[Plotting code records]

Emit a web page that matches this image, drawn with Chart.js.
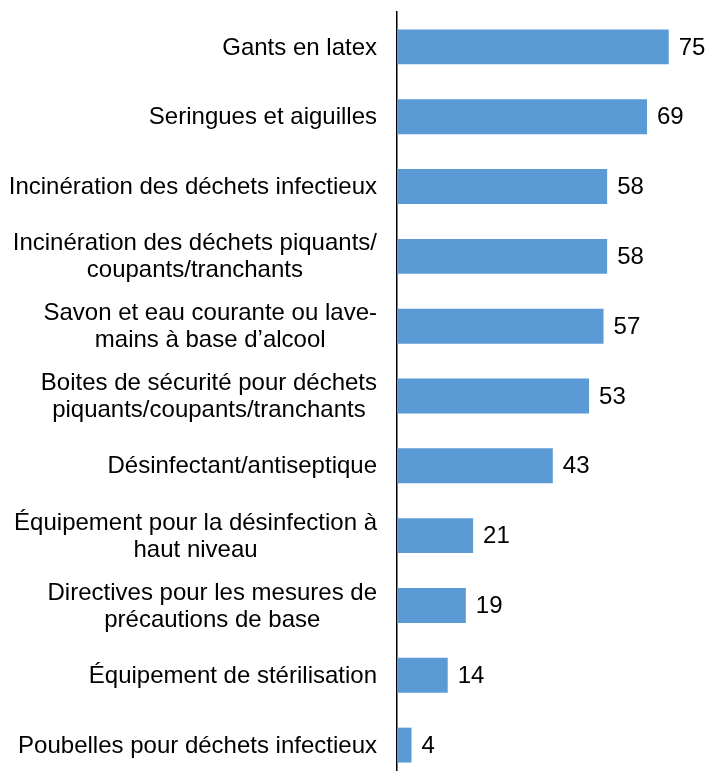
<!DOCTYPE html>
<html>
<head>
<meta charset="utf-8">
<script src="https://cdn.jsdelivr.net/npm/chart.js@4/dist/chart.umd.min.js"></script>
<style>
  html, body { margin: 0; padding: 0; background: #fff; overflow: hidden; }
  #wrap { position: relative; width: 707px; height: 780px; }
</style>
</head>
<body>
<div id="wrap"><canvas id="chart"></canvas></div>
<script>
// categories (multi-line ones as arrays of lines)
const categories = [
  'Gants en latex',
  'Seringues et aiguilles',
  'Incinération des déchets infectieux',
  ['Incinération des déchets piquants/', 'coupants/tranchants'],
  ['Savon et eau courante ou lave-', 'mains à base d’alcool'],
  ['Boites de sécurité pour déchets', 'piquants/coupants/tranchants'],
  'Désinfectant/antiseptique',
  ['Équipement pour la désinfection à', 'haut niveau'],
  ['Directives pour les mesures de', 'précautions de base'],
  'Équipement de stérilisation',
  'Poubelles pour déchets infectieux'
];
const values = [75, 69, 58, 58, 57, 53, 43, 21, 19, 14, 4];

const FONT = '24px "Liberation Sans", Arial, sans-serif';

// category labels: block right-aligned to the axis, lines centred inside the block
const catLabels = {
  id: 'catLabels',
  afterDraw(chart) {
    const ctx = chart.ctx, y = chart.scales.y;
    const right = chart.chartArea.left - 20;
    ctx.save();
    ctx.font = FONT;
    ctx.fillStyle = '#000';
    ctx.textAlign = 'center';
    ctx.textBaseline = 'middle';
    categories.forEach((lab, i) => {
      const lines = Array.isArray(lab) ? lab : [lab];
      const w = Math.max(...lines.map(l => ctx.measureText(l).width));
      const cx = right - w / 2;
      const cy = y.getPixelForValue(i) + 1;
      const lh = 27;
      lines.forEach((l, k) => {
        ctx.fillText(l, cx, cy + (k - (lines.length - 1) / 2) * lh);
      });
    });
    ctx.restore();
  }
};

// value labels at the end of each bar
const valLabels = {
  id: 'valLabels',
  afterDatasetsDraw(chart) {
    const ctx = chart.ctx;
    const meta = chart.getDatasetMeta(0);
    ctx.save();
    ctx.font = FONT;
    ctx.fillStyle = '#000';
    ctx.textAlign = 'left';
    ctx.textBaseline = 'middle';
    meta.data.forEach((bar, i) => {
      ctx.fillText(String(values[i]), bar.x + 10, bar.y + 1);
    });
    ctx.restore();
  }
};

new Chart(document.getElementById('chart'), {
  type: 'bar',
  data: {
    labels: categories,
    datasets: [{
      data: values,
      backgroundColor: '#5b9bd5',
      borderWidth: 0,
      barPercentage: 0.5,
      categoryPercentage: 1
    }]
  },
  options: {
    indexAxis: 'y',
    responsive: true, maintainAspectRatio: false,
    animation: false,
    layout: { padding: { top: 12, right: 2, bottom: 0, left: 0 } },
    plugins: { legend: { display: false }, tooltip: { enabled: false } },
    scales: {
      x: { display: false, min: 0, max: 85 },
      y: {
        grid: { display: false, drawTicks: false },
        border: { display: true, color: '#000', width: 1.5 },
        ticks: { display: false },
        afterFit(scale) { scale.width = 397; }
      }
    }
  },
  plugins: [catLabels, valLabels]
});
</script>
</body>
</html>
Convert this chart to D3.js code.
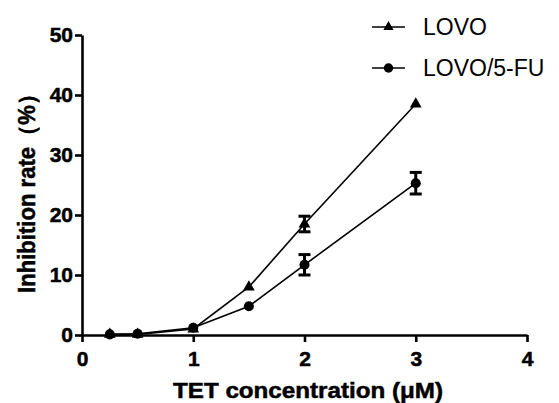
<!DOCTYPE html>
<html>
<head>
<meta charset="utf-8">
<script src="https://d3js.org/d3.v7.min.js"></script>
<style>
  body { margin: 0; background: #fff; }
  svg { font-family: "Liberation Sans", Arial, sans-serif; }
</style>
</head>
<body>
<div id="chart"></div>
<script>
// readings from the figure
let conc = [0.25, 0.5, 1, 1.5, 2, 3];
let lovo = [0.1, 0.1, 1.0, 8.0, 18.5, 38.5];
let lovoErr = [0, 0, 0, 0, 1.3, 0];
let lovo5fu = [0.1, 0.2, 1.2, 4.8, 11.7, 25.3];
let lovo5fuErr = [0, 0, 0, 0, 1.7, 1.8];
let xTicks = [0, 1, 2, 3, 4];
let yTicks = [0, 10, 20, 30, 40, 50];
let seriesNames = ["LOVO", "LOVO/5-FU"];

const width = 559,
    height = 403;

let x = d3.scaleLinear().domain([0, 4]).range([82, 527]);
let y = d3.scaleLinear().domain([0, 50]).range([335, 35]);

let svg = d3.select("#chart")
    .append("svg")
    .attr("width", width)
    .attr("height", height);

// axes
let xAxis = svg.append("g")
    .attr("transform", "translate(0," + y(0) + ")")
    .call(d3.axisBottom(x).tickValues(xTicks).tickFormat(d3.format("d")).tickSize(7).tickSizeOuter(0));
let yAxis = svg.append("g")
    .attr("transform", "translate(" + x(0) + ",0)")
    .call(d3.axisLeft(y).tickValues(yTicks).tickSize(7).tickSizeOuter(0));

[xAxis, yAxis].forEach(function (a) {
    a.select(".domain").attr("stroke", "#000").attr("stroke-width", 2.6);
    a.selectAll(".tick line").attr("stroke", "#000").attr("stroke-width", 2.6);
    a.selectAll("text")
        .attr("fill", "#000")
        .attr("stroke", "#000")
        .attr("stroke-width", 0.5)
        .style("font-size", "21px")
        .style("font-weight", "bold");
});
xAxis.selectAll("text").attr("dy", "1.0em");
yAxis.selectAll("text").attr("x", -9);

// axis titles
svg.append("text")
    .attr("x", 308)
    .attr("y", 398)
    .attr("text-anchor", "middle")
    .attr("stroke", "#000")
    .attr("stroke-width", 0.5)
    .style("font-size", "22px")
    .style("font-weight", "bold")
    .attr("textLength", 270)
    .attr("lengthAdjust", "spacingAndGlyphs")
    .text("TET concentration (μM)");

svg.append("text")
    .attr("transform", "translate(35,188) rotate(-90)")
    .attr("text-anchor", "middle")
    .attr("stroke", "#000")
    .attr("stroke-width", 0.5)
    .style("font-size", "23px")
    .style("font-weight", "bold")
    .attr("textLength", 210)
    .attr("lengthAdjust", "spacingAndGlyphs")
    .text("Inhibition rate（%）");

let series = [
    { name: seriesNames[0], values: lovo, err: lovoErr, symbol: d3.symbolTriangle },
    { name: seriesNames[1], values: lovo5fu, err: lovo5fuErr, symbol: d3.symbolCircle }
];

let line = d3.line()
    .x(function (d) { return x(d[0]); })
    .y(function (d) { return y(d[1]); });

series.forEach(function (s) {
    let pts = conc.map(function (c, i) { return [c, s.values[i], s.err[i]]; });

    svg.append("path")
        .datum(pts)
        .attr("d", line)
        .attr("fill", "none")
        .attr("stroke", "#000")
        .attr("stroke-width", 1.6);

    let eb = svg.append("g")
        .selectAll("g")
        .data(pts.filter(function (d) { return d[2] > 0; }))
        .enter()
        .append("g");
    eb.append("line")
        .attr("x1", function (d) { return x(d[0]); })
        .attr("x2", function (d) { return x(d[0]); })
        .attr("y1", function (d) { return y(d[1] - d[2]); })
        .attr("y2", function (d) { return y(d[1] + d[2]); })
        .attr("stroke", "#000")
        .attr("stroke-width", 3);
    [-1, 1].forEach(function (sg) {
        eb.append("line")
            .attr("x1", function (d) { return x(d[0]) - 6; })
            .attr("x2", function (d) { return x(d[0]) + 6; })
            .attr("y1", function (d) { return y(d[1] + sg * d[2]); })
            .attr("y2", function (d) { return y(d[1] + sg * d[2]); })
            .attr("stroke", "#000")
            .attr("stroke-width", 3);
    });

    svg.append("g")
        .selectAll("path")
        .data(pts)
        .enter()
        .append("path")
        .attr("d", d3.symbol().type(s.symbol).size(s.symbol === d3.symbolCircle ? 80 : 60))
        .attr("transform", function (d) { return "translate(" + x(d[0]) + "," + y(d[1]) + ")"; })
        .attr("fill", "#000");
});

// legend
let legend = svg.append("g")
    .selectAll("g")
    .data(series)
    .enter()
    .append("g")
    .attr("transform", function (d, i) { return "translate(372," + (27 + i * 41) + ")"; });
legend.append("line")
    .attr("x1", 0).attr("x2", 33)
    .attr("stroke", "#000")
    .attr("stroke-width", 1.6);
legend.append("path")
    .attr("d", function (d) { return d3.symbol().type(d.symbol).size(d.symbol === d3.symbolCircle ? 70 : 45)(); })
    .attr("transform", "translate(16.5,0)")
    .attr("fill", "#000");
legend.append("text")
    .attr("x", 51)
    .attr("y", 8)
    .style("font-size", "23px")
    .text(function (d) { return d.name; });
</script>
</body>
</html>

GIVEN TASK
Could the lines from the top of the material through the line with "const FONT = '24px" be repeated exactly, pictures left out?

REPLY
Emit a web page that matches this image, drawn with Chart.js.
<!DOCTYPE html>
<html>
<head>
<meta charset="utf-8">
<script src="https://cdn.jsdelivr.net/npm/chart.js@4/dist/chart.umd.min.js"></script>
<style>
  html, body { margin: 0; padding: 0; background: #fff; overflow: hidden; }
  #wrap { position: relative; width: 707px; height: 780px; }
</style>
</head>
<body>
<div id="wrap"><canvas id="chart"></canvas></div>
<script>
// categories (multi-line ones as arrays of lines)
const categories = [
  'Gants en latex',
  'Seringues et aiguilles',
  'Incinération des déchets infectieux',
  ['Incinération des déchets piquants/', 'coupants/tranchants'],
  ['Savon et eau courante ou lave-', 'mains à base d’alcool'],
  ['Boites de sécurité pour déchets', 'piquants/coupants/tranchants'],
  'Désinfectant/antiseptique',
  ['Équipement pour la désinfection à', 'haut niveau'],
  ['Directives pour les mesures de', 'précautions de base'],
  'Équipement de stérilisation',
  'Poubelles pour déchets infectieux'
];
const values = [75, 69, 58, 58, 57, 53, 43, 21, 19, 14, 4];

const FONT = '24px "Liberation Sans", Arial, sans-serif';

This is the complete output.